Return the material exactly as supplied, apart from the pictures, which are omitted.

Provided material ▸
◇ ◇ ◇ ◇ ◇ ◇ ◇

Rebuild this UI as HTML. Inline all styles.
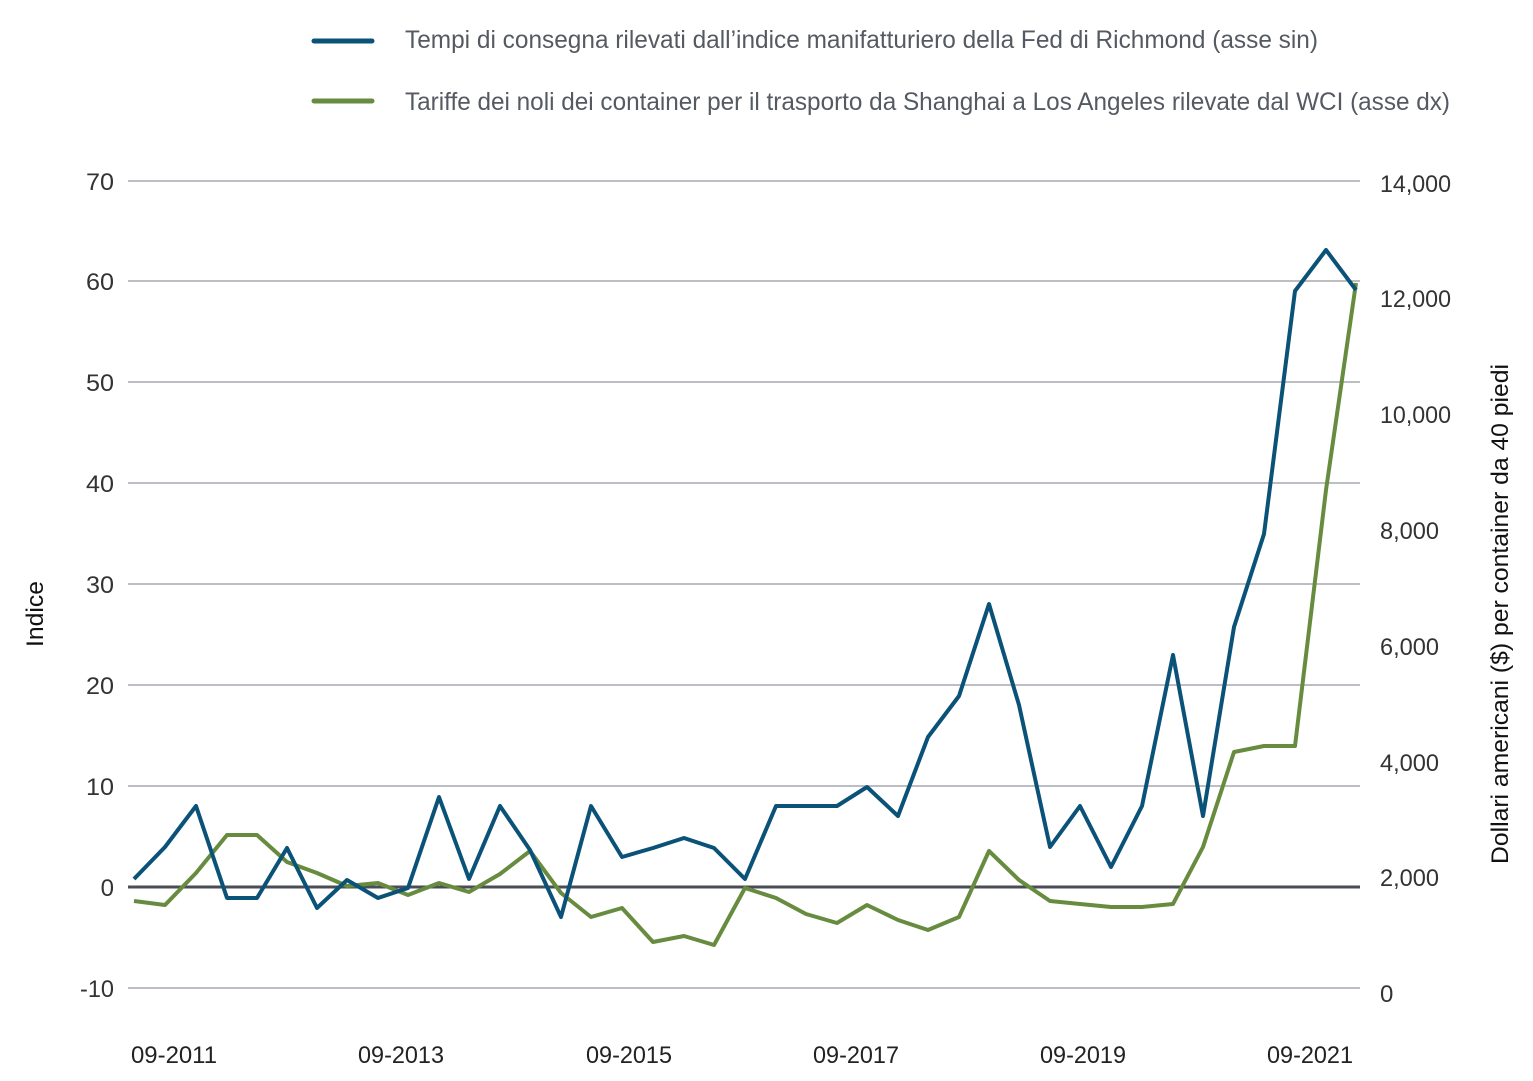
<!DOCTYPE html>
<html><head><meta charset="utf-8"><style>
html,body{margin:0;padding:0;background:#fff;}
svg{display:block;font-family:"Liberation Sans Narrow","Liberation Sans",sans-serif;}
</style></head><body>
<svg width="1533" height="1081" viewBox="0 0 1533 1081" xmlns="http://www.w3.org/2000/svg">
<g stroke="#a7a9b0" stroke-width="1.5">
<line x1="128" x2="1360" y1="181" y2="181"/>
<line x1="128" x2="1360" y1="281" y2="281"/>
<line x1="128" x2="1360" y1="382" y2="382"/>
<line x1="128" x2="1360" y1="483" y2="483"/>
<line x1="128" x2="1360" y1="584" y2="584"/>
<line x1="128" x2="1360" y1="685" y2="685"/>
<line x1="128" x2="1360" y1="786" y2="786"/>
<line x1="128" x2="1360" y1="988" y2="988"/>
</g>
<line x1="128" x2="1360" y1="887" y2="887" stroke="#4a4d55" stroke-width="3"/>
<g fill="#333" font-size="24" text-anchor="end">
<text x="114" y="190" textLength="28" lengthAdjust="spacingAndGlyphs">70</text>
<text x="114" y="290" textLength="28" lengthAdjust="spacingAndGlyphs">60</text>
<text x="114" y="391" textLength="28" lengthAdjust="spacingAndGlyphs">50</text>
<text x="114" y="492" textLength="28" lengthAdjust="spacingAndGlyphs">40</text>
<text x="114" y="593" textLength="28" lengthAdjust="spacingAndGlyphs">30</text>
<text x="114" y="694" textLength="28" lengthAdjust="spacingAndGlyphs">20</text>
<text x="114" y="795" textLength="28" lengthAdjust="spacingAndGlyphs">10</text>
<text x="114" y="896">0</text>
<text x="114" y="997" textLength="34" lengthAdjust="spacingAndGlyphs">-10</text>
</g>
<g fill="#333" font-size="24" text-anchor="start">
<text x="1380" y="192" textLength="71" lengthAdjust="spacingAndGlyphs">14,000</text>
<text x="1380" y="307" textLength="71" lengthAdjust="spacingAndGlyphs">12,000</text>
<text x="1380" y="423" textLength="71" lengthAdjust="spacingAndGlyphs">10,000</text>
<text x="1380" y="539" textLength="59" lengthAdjust="spacingAndGlyphs">8,000</text>
<text x="1380" y="655" textLength="59" lengthAdjust="spacingAndGlyphs">6,000</text>
<text x="1380" y="771" textLength="59" lengthAdjust="spacingAndGlyphs">4,000</text>
<text x="1380" y="886" textLength="59" lengthAdjust="spacingAndGlyphs">2,000</text>
<text x="1380" y="1002">0</text>
</g>
<g fill="#222" font-size="24" text-anchor="middle">
<text x="174" y="1063" textLength="86" lengthAdjust="spacingAndGlyphs">09-2011</text>
<text x="401" y="1063" textLength="86" lengthAdjust="spacingAndGlyphs">09-2013</text>
<text x="629" y="1063" textLength="86" lengthAdjust="spacingAndGlyphs">09-2015</text>
<text x="856" y="1063" textLength="86" lengthAdjust="spacingAndGlyphs">09-2017</text>
<text x="1083" y="1063" textLength="86" lengthAdjust="spacingAndGlyphs">09-2019</text>
<text x="1310" y="1063" textLength="86" lengthAdjust="spacingAndGlyphs">09-2021</text>
</g>
<text transform="translate(43,614) rotate(-90)" text-anchor="middle" font-size="24" fill="#111" textLength="66" lengthAdjust="spacingAndGlyphs">Indice</text>
<text transform="translate(1508,614) rotate(-90)" text-anchor="middle" font-size="24" fill="#111" textLength="500" lengthAdjust="spacingAndGlyphs">Dollari americani ($) per container da 40 piedi</text>
<line x1="314" x2="372" y1="41" y2="41" stroke="#0b5278" stroke-width="5" stroke-linecap="round"/>
<line x1="314" x2="372" y1="101" y2="101" stroke="#678b3f" stroke-width="5" stroke-linecap="round"/>
<text x="405" y="48" font-size="25" fill="#555a62" textLength="913" lengthAdjust="spacingAndGlyphs">Tempi di consegna rilevati dall’indice manifatturiero della Fed di Richmond (asse sin)</text>
<text x="405" y="110" font-size="25" fill="#555a62" textLength="1045" lengthAdjust="spacingAndGlyphs">Tariffe dei noli dei container per il trasporto da Shanghai a Los Angeles rilevate dal WCI (asse dx)</text>
<polyline fill="none" stroke="#678b3f" stroke-width="4" stroke-linejoin="round" points="134,901 165,905 196,873 227,835 257,835 287,862 317,873 347,886 378,883 408,895 439,883 469,892 500,874 530,851 561,893 591,917 622,908 653,942 684,936 714,945 745,888 776,898 806,914 837,923 867,905 898,920 928,930 959,917 989,851 1019,880 1050,901 1080,904 1111,907 1142,907 1173,904 1203,847 1234,752 1264,746 1295,746 1326,490 1356,283"/>
<polyline fill="none" stroke="#0b5278" stroke-width="4" stroke-linejoin="round" points="134,879 165,847 196,806 227,898 257,898 287,848 317,908 347,880 378,898 408,888 439,797 469,879 500,806 530,850 561,917 591,806 622,857 653,848 684,838 714,848 745,879 776,806 806,806 837,806 867,787 898,816 928,737 959,696 989,604 1019,705 1050,847 1080,806 1111,867 1142,806 1173,655 1203,816 1234,627 1264,534 1295,291 1326,250 1356,290"/>
</svg>
</body></html>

◇ ◇ ◇ ◇ ◇ ◇ ◇

Written answer ▸
Rebuild this UI as HTML. Inline all styles.
<!DOCTYPE html>
<html><head><meta charset="utf-8"><style>
html,body{margin:0;padding:0;background:#fff;}
svg{display:block;font-family:"Liberation Sans Narrow","Liberation Sans",sans-serif;}
</style></head><body>
<svg width="1533" height="1081" viewBox="0 0 1533 1081" xmlns="http://www.w3.org/2000/svg">
<g stroke="#a7a9b0" stroke-width="1.5">
<line x1="128" x2="1360" y1="181" y2="181"/>
<line x1="128" x2="1360" y1="281" y2="281"/>
<line x1="128" x2="1360" y1="382" y2="382"/>
<line x1="128" x2="1360" y1="483" y2="483"/>
<line x1="128" x2="1360" y1="584" y2="584"/>
<line x1="128" x2="1360" y1="685" y2="685"/>
<line x1="128" x2="1360" y1="786" y2="786"/>
<line x1="128" x2="1360" y1="988" y2="988"/>
</g>
<line x1="128" x2="1360" y1="887" y2="887" stroke="#4a4d55" stroke-width="3"/>
<g fill="#333" font-size="24" text-anchor="end">
<text x="114" y="190" textLength="28" lengthAdjust="spacingAndGlyphs">70</text>
<text x="114" y="290" textLength="28" lengthAdjust="spacingAndGlyphs">60</text>
<text x="114" y="391" textLength="28" lengthAdjust="spacingAndGlyphs">50</text>
<text x="114" y="492" textLength="28" lengthAdjust="spacingAndGlyphs">40</text>
<text x="114" y="593" textLength="28" lengthAdjust="spacingAndGlyphs">30</text>
<text x="114" y="694" textLength="28" lengthAdjust="spacingAndGlyphs">20</text>
<text x="114" y="795" textLength="28" lengthAdjust="spacingAndGlyphs">10</text>
<text x="114" y="896">0</text>
<text x="114" y="997" textLength="34" lengthAdjust="spacingAndGlyphs">-10</text>
</g>
<g fill="#333" font-size="24" text-anchor="start">
<text x="1380" y="192" textLength="71" lengthAdjust="spacingAndGlyphs">14,000</text>
<text x="1380" y="307" textLength="71" lengthAdjust="spacingAndGlyphs">12,000</text>
<text x="1380" y="423" textLength="71" lengthAdjust="spacingAndGlyphs">10,000</text>
<text x="1380" y="539" textLength="59" lengthAdjust="spacingAndGlyphs">8,000</text>
<text x="1380" y="655" textLength="59" lengthAdjust="spacingAndGlyphs">6,000</text>
<text x="1380" y="771" textLength="59" lengthAdjust="spacingAndGlyphs">4,000</text>
<text x="1380" y="886" textLength="59" lengthAdjust="spacingAndGlyphs">2,000</text>
<text x="1380" y="1002">0</text>
</g>
<g fill="#222" font-size="24" text-anchor="middle">
<text x="174" y="1063" textLength="86" lengthAdjust="spacingAndGlyphs">09-2011</text>
<text x="401" y="1063" textLength="86" lengthAdjust="spacingAndGlyphs">09-2013</text>
<text x="629" y="1063" textLength="86" lengthAdjust="spacingAndGlyphs">09-2015</text>
<text x="856" y="1063" textLength="86" lengthAdjust="spacingAndGlyphs">09-2017</text>
<text x="1083" y="1063" textLength="86" lengthAdjust="spacingAndGlyphs">09-2019</text>
<text x="1310" y="1063" textLength="86" lengthAdjust="spacingAndGlyphs">09-2021</text>
</g>
<text transform="translate(43,614) rotate(-90)" text-anchor="middle" font-size="24" fill="#111" textLength="66" lengthAdjust="spacingAndGlyphs">Indice</text>
<text transform="translate(1508,614) rotate(-90)" text-anchor="middle" font-size="24" fill="#111" textLength="500" lengthAdjust="spacingAndGlyphs">Dollari americani ($) per container da 40 piedi</text>
<line x1="314" x2="372" y1="41" y2="41" stroke="#0b5278" stroke-width="5" stroke-linecap="round"/>
<line x1="314" x2="372" y1="101" y2="101" stroke="#678b3f" stroke-width="5" stroke-linecap="round"/>
<text x="405" y="48" font-size="25" fill="#555a62" textLength="913" lengthAdjust="spacingAndGlyphs">Tempi di consegna rilevati dall’indice manifatturiero della Fed di Richmond (asse sin)</text>
<text x="405" y="110" font-size="25" fill="#555a62" textLength="1045" lengthAdjust="spacingAndGlyphs">Tariffe dei noli dei container per il trasporto da Shanghai a Los Angeles rilevate dal WCI (asse dx)</text>
<polyline fill="none" stroke="#678b3f" stroke-width="4" stroke-linejoin="round" points="134,901 165,905 196,873 227,835 257,835 287,862 317,873 347,886 378,883 408,895 439,883 469,892 500,874 530,851 561,893 591,917 622,908 653,942 684,936 714,945 745,888 776,898 806,914 837,923 867,905 898,920 928,930 959,917 989,851 1019,880 1050,901 1080,904 1111,907 1142,907 1173,904 1203,847 1234,752 1264,746 1295,746 1326,490 1356,283"/>
<polyline fill="none" stroke="#0b5278" stroke-width="4" stroke-linejoin="round" points="134,879 165,847 196,806 227,898 257,898 287,848 317,908 347,880 378,898 408,888 439,797 469,879 500,806 530,850 561,917 591,806 622,857 653,848 684,838 714,848 745,879 776,806 806,806 837,806 867,787 898,816 928,737 959,696 989,604 1019,705 1050,847 1080,806 1111,867 1142,806 1173,655 1203,816 1234,627 1264,534 1295,291 1326,250 1356,290"/>
</svg>
</body></html>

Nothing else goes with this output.